Directions for this task
Repeat the material exactly from its first line to the line that includes "ax = fig.add_axes([0.0656, 0.1037, 0.9224, 0.8733])". Skip pictures.

Supplied information
**********

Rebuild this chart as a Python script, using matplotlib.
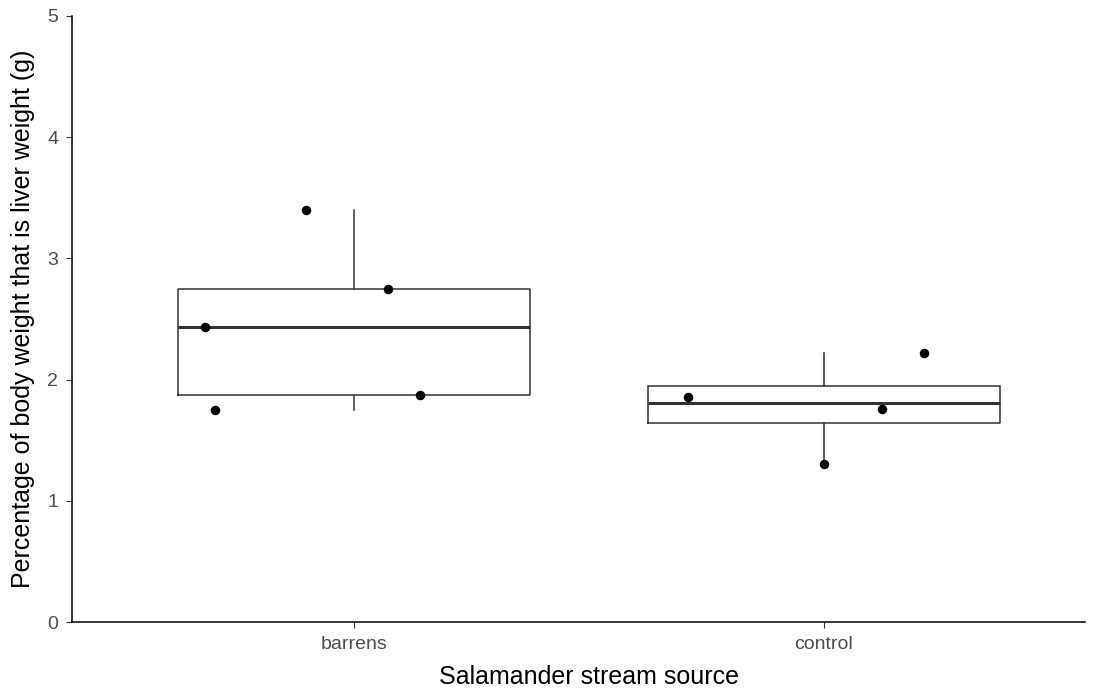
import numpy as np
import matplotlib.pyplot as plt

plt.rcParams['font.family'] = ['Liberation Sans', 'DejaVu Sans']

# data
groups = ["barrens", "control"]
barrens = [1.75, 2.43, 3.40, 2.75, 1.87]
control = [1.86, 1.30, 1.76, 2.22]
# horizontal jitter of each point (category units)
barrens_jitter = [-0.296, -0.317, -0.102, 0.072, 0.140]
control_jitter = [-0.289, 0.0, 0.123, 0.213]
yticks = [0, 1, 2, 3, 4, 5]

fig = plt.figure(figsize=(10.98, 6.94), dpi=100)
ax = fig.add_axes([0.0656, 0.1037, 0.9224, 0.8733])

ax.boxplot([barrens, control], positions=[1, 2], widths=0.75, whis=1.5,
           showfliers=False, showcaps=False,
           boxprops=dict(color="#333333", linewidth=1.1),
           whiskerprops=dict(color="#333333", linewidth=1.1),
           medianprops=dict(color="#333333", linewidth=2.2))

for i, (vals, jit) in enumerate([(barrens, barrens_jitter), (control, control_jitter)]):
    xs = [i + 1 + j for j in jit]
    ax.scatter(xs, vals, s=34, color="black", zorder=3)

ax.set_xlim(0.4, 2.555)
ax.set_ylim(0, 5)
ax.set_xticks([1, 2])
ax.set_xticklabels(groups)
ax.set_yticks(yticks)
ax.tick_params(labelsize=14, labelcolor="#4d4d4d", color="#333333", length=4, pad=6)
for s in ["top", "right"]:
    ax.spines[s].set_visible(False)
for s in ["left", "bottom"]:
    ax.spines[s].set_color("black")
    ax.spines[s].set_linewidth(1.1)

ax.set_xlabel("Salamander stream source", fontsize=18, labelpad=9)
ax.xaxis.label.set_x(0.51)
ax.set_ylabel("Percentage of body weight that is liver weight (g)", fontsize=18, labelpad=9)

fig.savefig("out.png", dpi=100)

**********

Result of this exercise
Rebuild this chart as a Python script, using matplotlib.
import numpy as np
import matplotlib.pyplot as plt

plt.rcParams['font.family'] = ['Liberation Sans', 'DejaVu Sans']

# data
groups = ["barrens", "control"]
barrens = [1.75, 2.43, 3.40, 2.75, 1.87]
control = [1.86, 1.30, 1.76, 2.22]
# horizontal jitter of each point (category units)
barrens_jitter = [-0.296, -0.317, -0.102, 0.072, 0.140]
control_jitter = [-0.289, 0.0, 0.123, 0.213]
yticks = [0, 1, 2, 3, 4, 5]

fig = plt.figure(figsize=(10.98, 6.94), dpi=100)
ax = fig.add_axes([0.0656, 0.1037, 0.9224, 0.8733])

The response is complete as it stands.